Raymondo Joe and the Legacy of Kirk Smith

For many Native American artists, the art of working with silver and stone to create beautiful jewelry is the extension of a family legacy. This is true for Raymondo Joe. Joe credits his father, Navajo silversmith Kirk Smith, with putting the passion in him for true handcrafted silver jewelry. It is a legacy he continues to this day.

Raymondo first met his father when he was twelve years old. Growing up in Standing Rock, New Mexico, he learned from his mother, who was also a silversmith, to create earrings, rings, and bracelets. His skill and talent developed, and his mother felt he would benefit from knowing his father and being tutored in the craft by him. With this in mind, she sent him to Thoreau, New Mexico, to meet the man who would imbue him with a passion for the art of silversmithing.

Kirk Smith was a well-known silversmith whose work was considered to be of the highest quality and materials. He created, among other things, the traditional heavy, detailed silverwork that Navajo artists were known for.  His pieces combined rich colors, natural matrix patterns and a finish that created the look of naturally aged silver. Smith learned to work silver from his brother-in-law, Harry Morgan, also a prominent artist.
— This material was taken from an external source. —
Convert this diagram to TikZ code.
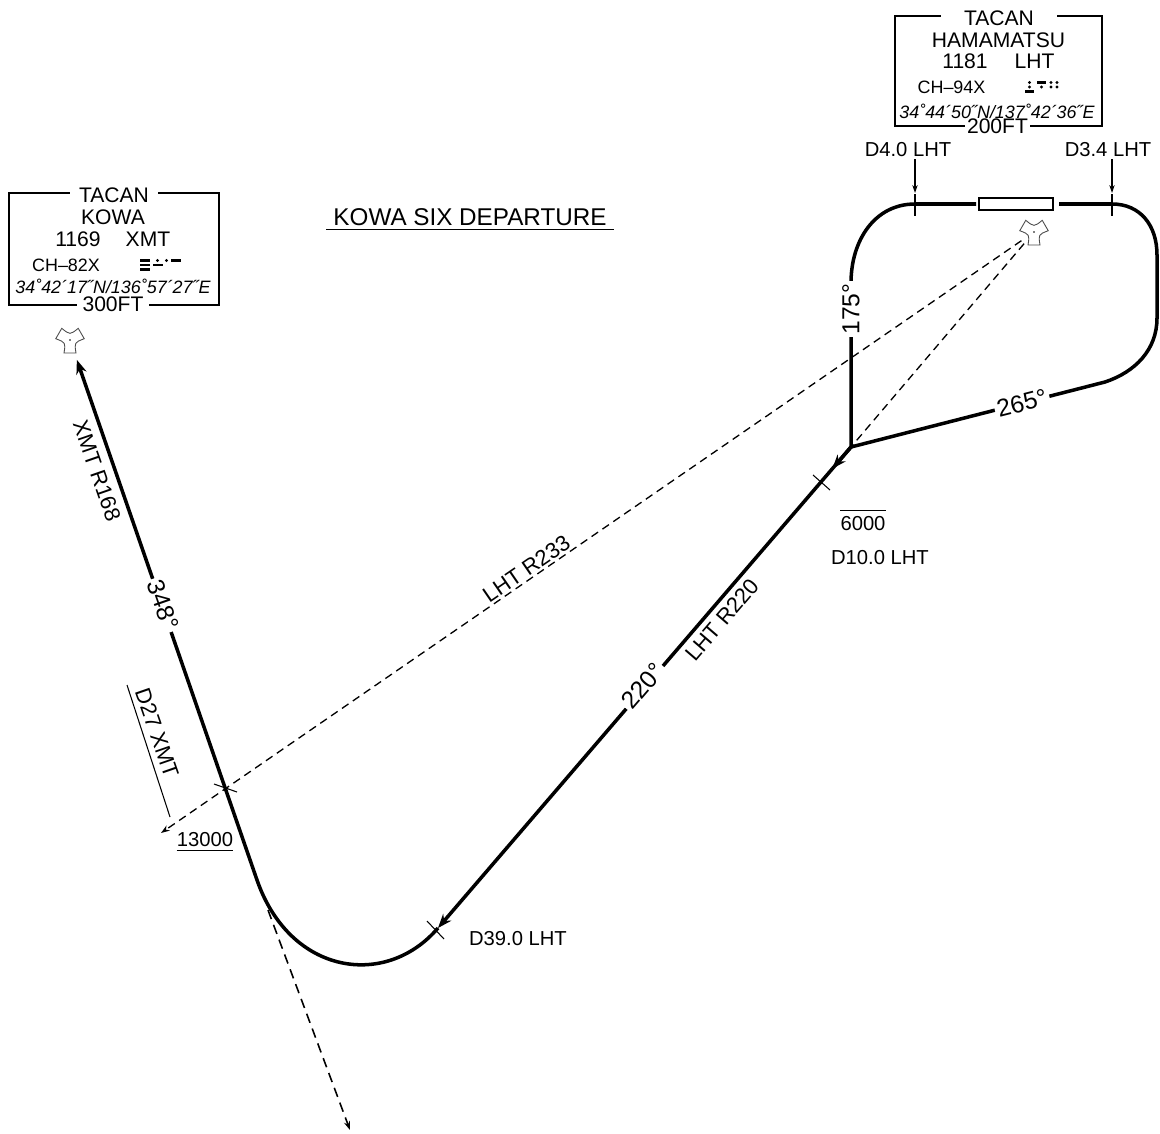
\documentclass[tikz,border=0pt]{standalone}
\usepackage{fontspec}
\setmainfont{Liberation Sans}
\usetikzlibrary{arrows.meta}
\usetikzlibrary{calc}

\tikzset{
  track/.style={line width=2pt, >={Stealth[length=8pt,width=6pt]}},
  fine/.style={line width=0.6pt},
  pointer/.style={line width=0.6pt, >={Stealth[length=4.5pt,width=3pt]}},
  radial/.style={line width=0.75pt, dash pattern=on 4.5pt off 3pt, >={Stealth[length=5pt,width=3.5pt]}},
  lbl/.style={font=\fontsize{11.5}{13}\selectfont, inner sep=1pt},
  crs/.style={font=\fontsize{14}{16}\selectfont, fill=white, inner sep=1.5pt},
  rad/.style={font=\fontsize{12.5}{14}\selectfont, inner sep=1pt},
  boxtxt/.style={font=\fontsize{12}{14}\selectfont, inner sep=0pt},
  smalltxt/.style={font=\fontsize{10.2}{12}\selectfont, inner sep=0pt},
  navaid/.style={circle, inner sep=0pt, minimum size=23.5pt},
  morse/.style={line width=1.4pt},
  tacan/.pic={
    \draw[line width=0.5pt, black!70, fill=white] (65.2:14.3) -- (114.8:14.3)
      .. controls (150:5) .. (185.2:14.3) -- (234.8:14.3)
      .. controls (270:5) .. (305.2:14.3) -- (354.8:14.3)
      .. controls (30:5) .. (65.2:14.3) -- cycle;
    \fill (0,0) circle (0.9);
  }
}

\begin{document}
\begin{tikzpicture}[x=0.02cm,y=-0.02cm]
  \useasboundingbox (0,0) rectangle (1160,1133);

  % fixes and turn points
  \coordinate (join) at (851,447);
  \coordinate (d39) at (438,928);
  \coordinate (tp) at (257,880);
  \coordinate (d40) at (915,204);
  \coordinate (d34) at (1112,204);
  \coordinate (rwyL) at (976,204);
  \coordinate (rwyR) at (1059,204);
  \coordinate (r233end) at (161,833);
  \coordinate (sidbot) at (350,1130);
  \coordinate (sidtop) at (268,910);

  % navaids
  \node[navaid] (kowa) at (70,340) {};
  \pic at (kowa) {tacan};
  \node[navaid, minimum size=17pt] (lht) at (1034,232) {};
  \pic at (lht) {tacan};

  % radials
  \draw[radial,->] (lht) -- (r233end);
  \draw[radial] (lht) -- (join);
  \draw[radial,line width=0.9pt,dash pattern=on 5.5pt off 3.5pt,->] (sidtop) -- (sidbot);

  % runway and the two turns
  \draw[line width=1.5pt] (979,198) rectangle (1053,210);
  \draw[track] (rwyL) -- (d40) .. controls (875,204) and (851,240) .. (851,283) -- (join);
  \draw[track] (rwyR) -- (d34) .. controls (1140,204) and (1157,225) .. (1157,255)
    -- (1157,318) .. controls (1157,350) and (1135,372) .. (1105,382) -- (join);

  % LHT R220 to D39.0 and turn onto XMT R168
  \draw[track,->] (join) -- ($(join)!0.045!(d39)$);
  \draw[track,->] (join) -- (d39);
  \draw[track,->] (d39) .. controls (386,989) and (290,975) .. (tp) -- (kowa);

  % ticks
  \draw[fine] (915,194) -- (915,216);
  \draw[fine] (1112,194) -- (1112,216);
  \draw[fine] (813,475) -- (830,490);
  \draw[fine] (427,921) -- (444,939);
  \draw[fine] (214,784) -- (237,792);
  \draw[fine] (127,685) -- (170,817);

  % course and radial labels
  \node[crs, rotate=-70.9] (c348) at (163,605) {348°};
  \node[crs, rotate=49.3] (c220) at (643,686) {220°};
  \node[crs, rotate=90] (c175) at (851,309) {175°};
  \node[crs, rotate=14.4] (c265) at (1022,403) {265°};
  \node[rad, rotate=-70.9] (xmtr168) at (97,471) {XMT R168};
  \node[rad, rotate=49.3] (lhtr220) at (722,620) {LHT R220};
  \node[rad, rotate=34.5, anchor=south] (lhtr233) at (532,577) {LHT R233};
  \node[rad, rotate=-70.9] (d27lbl) at (157,733) {D27 XMT};

  % fix labels
  \node[lbl] (d40lbl) at (908,150) {D4.0 LHT};
  \node[lbl] (d34lbl) at (1108,150) {D3.4 LHT};
  \draw[pointer,->] (d40lbl.south -| d40) -- (915,193);
  \draw[pointer,->] (d34lbl.south -| d34) -- (1112,193);
  \node[lbl, inner sep=0pt] (alt6000) at (863,524) {6000};
  \draw[fine] ([yshift=3.4pt]alt6000.north west) -- ([yshift=3.4pt]alt6000.north east);
  \node[lbl] (d10lbl) at (880,558) {D10.0 LHT};
  \node[lbl] (d39lbl) at (518,939) {D39.0 LHT};
  \node[lbl, inner sep=0pt] (alt13000) at (205,840) {13000};
  \draw[fine] ([yshift=-1.5pt]alt13000.south west) -- ([yshift=-1.5pt]alt13000.south east);

  % title
  \node[font=\fontsize{13.8}{16}\selectfont, inner sep=0pt] (title) at (470,217) {KOWA SIX DEPARTURE};
  \draw[fine] ([xshift=-4pt,yshift=-2pt]title.south west) -- ([xshift=4pt,yshift=-2pt]title.south east);

  % KOWA box
  \draw[fine] (9,193) rectangle (219,305);
  \node[boxtxt, fill=white, inner xsep=5pt] (kowatacan) at (114,195) {TACAN};
  \node[boxtxt] (kowaname) at (113,217.5) {KOWA};
  \node[boxtxt] (kowafreq) at (78,239) {1169};
  \node[boxtxt] (kowaid) at (148,239) {XMT};
  \node[smalltxt] (kowach) at (66,265) {CH--82X};
  \node[smalltxt] (kowapos) at (113,286.5) {\itshape 34˚42´17˝N/136˚57´27˝E};
  \node[boxtxt, fill=white, inner xsep=3pt] (kowaelev) at (113,304) {300FT};
  \begin{scope}[shift={(140,265)}]
    \foreach \dx/\dy in {0/-4.5, 31/-4.5, 0/0, 13/0, 0/4.5}
      \draw[morse] (\dx,\dy) -- ++(10,0);
    \foreach \dx/\dy in {17.5/-4.5, 26.5/-4.5}
      \fill (\dx,\dy) circle (1.7);
  \end{scope}

  % HAMAMATSU box
  \draw[fine] (895,16) rectangle (1102,126);
  \node[boxtxt, fill=white, inner xsep=13pt] (lhttacan) at (999,18) {TACAN};
  \node[boxtxt] (lhtname) at (998.5,40) {HAMAMATSU};
  \node[boxtxt] (lhtfreq) at (965,61) {1181};
  \node[boxtxt] (lhtid) at (1034.5,61) {LHT};
  \node[smalltxt] (lhtch) at (951.5,87.5) {CH--94X};
  \node[smalltxt] (lhtpos) at (997,111) {\itshape 34˚44´50˝N/137˚42´36˝E};
  \node[boxtxt, fill=white, inner xsep=1pt] (lhtelev) at (997.5,126) {200FT};
  \begin{scope}[shift={(1025,87)}]
    \foreach \dx/\dy in {12/-4.5, 0/4.5}
      \draw[morse] (\dx,\dy) -- ++(9,0);
    \foreach \dx/\dy in {4.5/-4.5, 26/-4.5, 32/-4.5, 4.5/0, 16.5/0, 26/0, 32/0}
      \fill (\dx,\dy) circle (1.7);
  \end{scope}
\end{tikzpicture}
\end{document}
When asked what his first impression of his father was, Raymondo remembers thinking he didn’t look Native, due to having so much facial hair. Under his father’s tutelage, Raymondo learned to make squash blossoms, concho belts (one of his father’s signature pieces) and how to cast and stamp silver. He also learned about turquoise. All of the items were done by hand, something his father insisted on.

Raymondo also came to know other facets of his father. Kirk Smith was, as Raymondo puts it, a “hardcore outdoorsman” who loved to fish, hunt, and camp. Smith would tell his children to “pack up everything” and they would go spend a day or two at the lake. It was an important time for them, as Smith traveled a great deal selling and promoting his artwork.
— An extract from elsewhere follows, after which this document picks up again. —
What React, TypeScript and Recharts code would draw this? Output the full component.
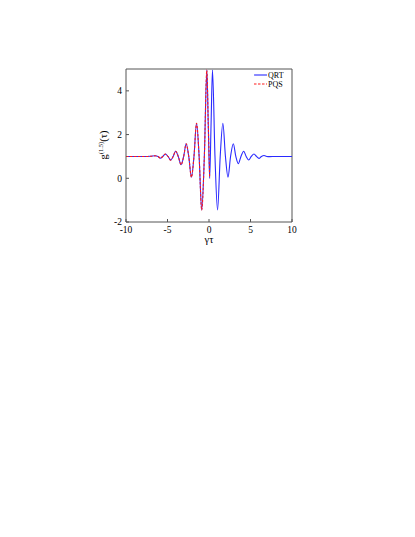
import { Legend, Line, LineChart, ReferenceLine, XAxis, YAxis } from "recharts"

// values (extremes and the crossings of g = 1)
const tau = [
  -10, -8, -7.4, -7.0, -6.5, -6.15, -5.86, -5.56, -5.26, -4.94, -4.62, -4.32, -4.02, -3.7, -3.37, -3.05,
  -2.75, -2.44, -2.12, -1.81, -1.5, -1.19, -0.88, -0.56, -0.26, -0.09, 0.08, 0.25, 0.42, 0.72, 1.03, 1.35,
  1.67, 1.98, 2.29, 2.6, 2.93, 3.23, 3.53, 3.85, 4.18, 4.48, 4.78, 5.1, 5.42, 5.72, 6.02, 6.32, 6.63, 6.95,
  7.3, 8, 10
]
const qrt = [
  1.0, 1.0, 1.0, 1.01, 1.03, 1.0, 0.92, 1.0, 1.11, 1.0, 0.83, 1.0, 1.24, 1.0, 0.62, 1.0,
  1.58, 1.0, 0.05, 1.0, 2.52, 1.0, -1.45, 1.0, 4.95, 2.5, 0.0, 2.5, 4.95, 1.0, -1.45, 1.0,
  2.52, 1.0, 0.05, 1.0, 1.58, 1.0, 0.67, 1.0, 1.24, 1.0, 0.84, 1.0, 1.11, 1.0, 0.91, 1.0, 1.04, 1.0,
  0.99, 1.0, 1.0
]
const pqs = [
  1.0, 1.0, 1.0, 1.01, 1.03, 1.0, 0.92, 1.0, 1.11, 1.0, 0.83, 1.0, 1.24, 1.0, 0.62, 1.0,
  1.58, 1.0, 0.05, 1.0, 2.52, 1.0, -1.45, 1.0, 4.95, 2.5, 0.0, null, null, null, null, null,
  null, null, null, null, null, null, null, null, null, null, null, null, null, null, null, null, null, null,
  null, null, null
]
const xTicks = [-10, -5, 0, 5, 10]
const yTicks = [-2, 0, 2, 4]

const data = tau.map((t, i) => ({ tau: t, qrt: qrt[i], pqs: pqs[i] }))

const font = "'Liberation Serif', 'Times New Roman', serif"
const axisColor = "#555"
const blue = "#2a2aff"
const red = "#ff1a1a"

function LegendBox() {
  return (
    <svg width={50} height={24} style={{ fontFamily: font, fontSize: 8 }}>
      <line x1={2} y1={5} x2={15} y2={5} stroke={blue} strokeWidth={1.1} />
      <text x={16} y={8} fill="#000">QRT</text>
      <line x1={2} y1={14} x2={15} y2={14} stroke={red} strokeWidth={1.1} strokeDasharray="2.5 1.5" />
      <text x={16} y={17} fill="#000">PQS</text>
    </svg>
  )
}

function YLabel() {
  return (
    <text
      transform="translate(107,145) rotate(-90)"
      textAnchor="middle"
      style={{ fontFamily: font, fontSize: 10.5 }}
      fill="#000"
    >
      g
      <tspan dy={-4} fontSize={6.5}>(1.5)</tspan>
      <tspan dy={4}>(τ)</tspan>
    </text>
  )
}

export default function App() {
  return (
    <div style={{ position: "absolute", left: 0, top: 0 }}>
      <LineChart
        width={415}
        height={537}
        data={data}
        margin={{ top: 69, right: 123, bottom: 285, left: 96 }}
      >
        <XAxis
          dataKey="tau"
          type="number"
          domain={[-10, 10]}
          ticks={xTicks}
          allowDataOverflow
          height={30}
          stroke={axisColor}
          tickSize={-3}
          tickMargin={7}
          tick={{ fill: "#000", fontSize: 9.5, fontFamily: font }}
          label={{ value: "γτ", position: "insideTop", offset: 14, fill: "#000", fontSize: 10.5, fontFamily: font }}
        />
        <YAxis
          type="number"
          domain={[-2, 5]}
          ticks={yTicks}
          allowDataOverflow
          width={30}
          stroke={axisColor}
          tickSize={-3}
          tickMargin={7}
          tick={{ fill: "#000", fontSize: 9.5, fontFamily: font }}
        />
        <ReferenceLine y={5} stroke={axisColor} />
        <ReferenceLine x={10} stroke={axisColor} />
        <Line
          dataKey="qrt"
          type="monotone"
          stroke={blue}
          strokeWidth={1.1}
          dot={false}
          isAnimationActive={false}
        />
        <Line
          dataKey="pqs"
          type="monotone"
          stroke={red}
          strokeWidth={1.1}
          strokeDasharray="2.5 1.5"
          dot={false}
          connectNulls={false}
          isAnimationActive={false}
        />
        <Legend
          layout="vertical"
          align="center"
          verticalAlign="middle"
          content={<LegendBox />}
          wrapperStyle={{ position: "absolute", left: 252, top: 70, width: 50, height: 24 }}
        />
        <YLabel />
      </LineChart>
    </div>
  )
}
Noting the joy his father took in his work, Raymondo found the passion for silversmithing growing inside him. His dad liked the traveling, and enjoyed working with other people to create and market his pieces. Smith liked being his own boss. He could help out others along with producing his own work. He would hire people to buff and finish the pieces, giving Smith the opportunity to mentor others interested in working with silver.

Thanks to his time with his father, Raymondo is ready to put his own skills to work. One piece of advice his father gave him has stuck with him. Smith told him “if you’re going to do jewelry work, make sure you have everything you need and do everything by hand.” To that end, Raymondo has begun purchasing the equipment he needs to open his business, Joe’s Jewelry. It was a promise he made to his dad, that he would continue with his work. Today Raymondo wears a ring made by his father around his neck. It’s to remind him every day of his passion to become as good as his father, to continue the legacy of art that he’s been entrusted with. When he thinks of his dad, who passed away in 2012, he remembers their time together and believes that “he’s happy with me touching silver, stamping it and learning.” And so, the legacy of Kirk Smith continues.